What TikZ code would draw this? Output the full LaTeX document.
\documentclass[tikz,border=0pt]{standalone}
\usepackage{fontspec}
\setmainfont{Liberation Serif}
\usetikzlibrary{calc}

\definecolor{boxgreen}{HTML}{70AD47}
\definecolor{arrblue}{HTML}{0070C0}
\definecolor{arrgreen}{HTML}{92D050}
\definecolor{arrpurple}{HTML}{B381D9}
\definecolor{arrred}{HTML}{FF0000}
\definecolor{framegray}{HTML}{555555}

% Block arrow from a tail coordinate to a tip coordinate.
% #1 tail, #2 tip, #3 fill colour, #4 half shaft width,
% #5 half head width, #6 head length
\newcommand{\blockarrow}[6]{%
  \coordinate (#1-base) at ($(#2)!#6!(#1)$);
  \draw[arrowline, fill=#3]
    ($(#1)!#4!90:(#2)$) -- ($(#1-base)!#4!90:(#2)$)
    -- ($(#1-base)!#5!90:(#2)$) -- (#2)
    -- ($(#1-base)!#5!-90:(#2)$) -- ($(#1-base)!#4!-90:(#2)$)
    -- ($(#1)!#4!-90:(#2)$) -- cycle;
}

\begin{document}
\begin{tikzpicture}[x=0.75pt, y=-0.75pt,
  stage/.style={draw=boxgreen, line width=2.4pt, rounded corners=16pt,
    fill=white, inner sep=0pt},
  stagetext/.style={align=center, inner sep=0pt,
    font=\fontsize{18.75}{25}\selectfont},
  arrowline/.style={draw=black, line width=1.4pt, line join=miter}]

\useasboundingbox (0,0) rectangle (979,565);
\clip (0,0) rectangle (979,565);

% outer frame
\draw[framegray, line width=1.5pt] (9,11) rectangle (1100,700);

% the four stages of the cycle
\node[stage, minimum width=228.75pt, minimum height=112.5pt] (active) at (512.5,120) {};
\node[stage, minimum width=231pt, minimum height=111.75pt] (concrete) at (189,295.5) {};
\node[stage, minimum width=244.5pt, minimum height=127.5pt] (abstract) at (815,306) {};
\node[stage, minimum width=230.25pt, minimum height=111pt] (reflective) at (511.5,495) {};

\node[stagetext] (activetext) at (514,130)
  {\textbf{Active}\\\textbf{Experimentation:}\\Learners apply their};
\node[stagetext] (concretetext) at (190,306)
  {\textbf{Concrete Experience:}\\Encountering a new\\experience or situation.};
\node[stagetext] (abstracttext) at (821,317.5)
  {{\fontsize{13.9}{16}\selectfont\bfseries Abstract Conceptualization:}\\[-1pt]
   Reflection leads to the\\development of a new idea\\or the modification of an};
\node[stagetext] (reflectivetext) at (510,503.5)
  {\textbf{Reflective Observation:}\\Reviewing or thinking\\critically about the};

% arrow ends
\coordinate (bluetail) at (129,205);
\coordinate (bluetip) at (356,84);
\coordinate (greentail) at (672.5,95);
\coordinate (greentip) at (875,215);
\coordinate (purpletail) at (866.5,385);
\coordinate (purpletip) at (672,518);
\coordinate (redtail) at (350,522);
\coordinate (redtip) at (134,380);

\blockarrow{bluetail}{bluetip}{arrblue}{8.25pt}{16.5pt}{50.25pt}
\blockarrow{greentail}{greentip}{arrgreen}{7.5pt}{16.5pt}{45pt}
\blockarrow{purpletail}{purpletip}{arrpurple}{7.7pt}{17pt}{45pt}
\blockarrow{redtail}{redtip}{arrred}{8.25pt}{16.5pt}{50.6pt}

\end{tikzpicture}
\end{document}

Request: Reproduce the material above, every line of it, exactly.

Reply to the exercise:
What TikZ code would draw this? Output the full LaTeX document.
\documentclass[tikz,border=0pt]{standalone}
\usepackage{fontspec}
\setmainfont{Liberation Serif}
\usetikzlibrary{calc}

\definecolor{boxgreen}{HTML}{70AD47}
\definecolor{arrblue}{HTML}{0070C0}
\definecolor{arrgreen}{HTML}{92D050}
\definecolor{arrpurple}{HTML}{B381D9}
\definecolor{arrred}{HTML}{FF0000}
\definecolor{framegray}{HTML}{555555}

% Block arrow from a tail coordinate to a tip coordinate.
% #1 tail, #2 tip, #3 fill colour, #4 half shaft width,
% #5 half head width, #6 head length
\newcommand{\blockarrow}[6]{%
  \coordinate (#1-base) at ($(#2)!#6!(#1)$);
  \draw[arrowline, fill=#3]
    ($(#1)!#4!90:(#2)$) -- ($(#1-base)!#4!90:(#2)$)
    -- ($(#1-base)!#5!90:(#2)$) -- (#2)
    -- ($(#1-base)!#5!-90:(#2)$) -- ($(#1-base)!#4!-90:(#2)$)
    -- ($(#1)!#4!-90:(#2)$) -- cycle;
}

\begin{document}
\begin{tikzpicture}[x=0.75pt, y=-0.75pt,
  stage/.style={draw=boxgreen, line width=2.4pt, rounded corners=16pt,
    fill=white, inner sep=0pt},
  stagetext/.style={align=center, inner sep=0pt,
    font=\fontsize{18.75}{25}\selectfont},
  arrowline/.style={draw=black, line width=1.4pt, line join=miter}]

\useasboundingbox (0,0) rectangle (979,565);
\clip (0,0) rectangle (979,565);

% outer frame
\draw[framegray, line width=1.5pt] (9,11) rectangle (1100,700);

% the four stages of the cycle
\node[stage, minimum width=228.75pt, minimum height=112.5pt] (active) at (512.5,120) {};
\node[stage, minimum width=231pt, minimum height=111.75pt] (concrete) at (189,295.5) {};
\node[stage, minimum width=244.5pt, minimum height=127.5pt] (abstract) at (815,306) {};
\node[stage, minimum width=230.25pt, minimum height=111pt] (reflective) at (511.5,495) {};

\node[stagetext] (activetext) at (514,130)
  {\textbf{Active}\\\textbf{Experimentation:}\\Learners apply their};
\node[stagetext] (concretetext) at (190,306)
  {\textbf{Concrete Experience:}\\Encountering a new\\experience or situation.};
\node[stagetext] (abstracttext) at (821,317.5)
  {{\fontsize{13.9}{16}\selectfont\bfseries Abstract Conceptualization:}\\[-1pt]
   Reflection leads to the\\development of a new idea\\or the modification of an};
\node[stagetext] (reflectivetext) at (510,503.5)
  {\textbf{Reflective Observation:}\\Reviewing or thinking\\critically about the};

% arrow ends
\coordinate (bluetail) at (129,205);
\coordinate (bluetip) at (356,84);
\coordinate (greentail) at (672.5,95);
\coordinate (greentip) at (875,215);
\coordinate (purpletail) at (866.5,385);
\coordinate (purpletip) at (672,518);
\coordinate (redtail) at (350,522);
\coordinate (redtip) at (134,380);

\blockarrow{bluetail}{bluetip}{arrblue}{8.25pt}{16.5pt}{50.25pt}
\blockarrow{greentail}{greentip}{arrgreen}{7.5pt}{16.5pt}{45pt}
\blockarrow{purpletail}{purpletip}{arrpurple}{7.7pt}{17pt}{45pt}
\blockarrow{redtail}{redtip}{arrred}{8.25pt}{16.5pt}{50.6pt}

\end{tikzpicture}
\end{document}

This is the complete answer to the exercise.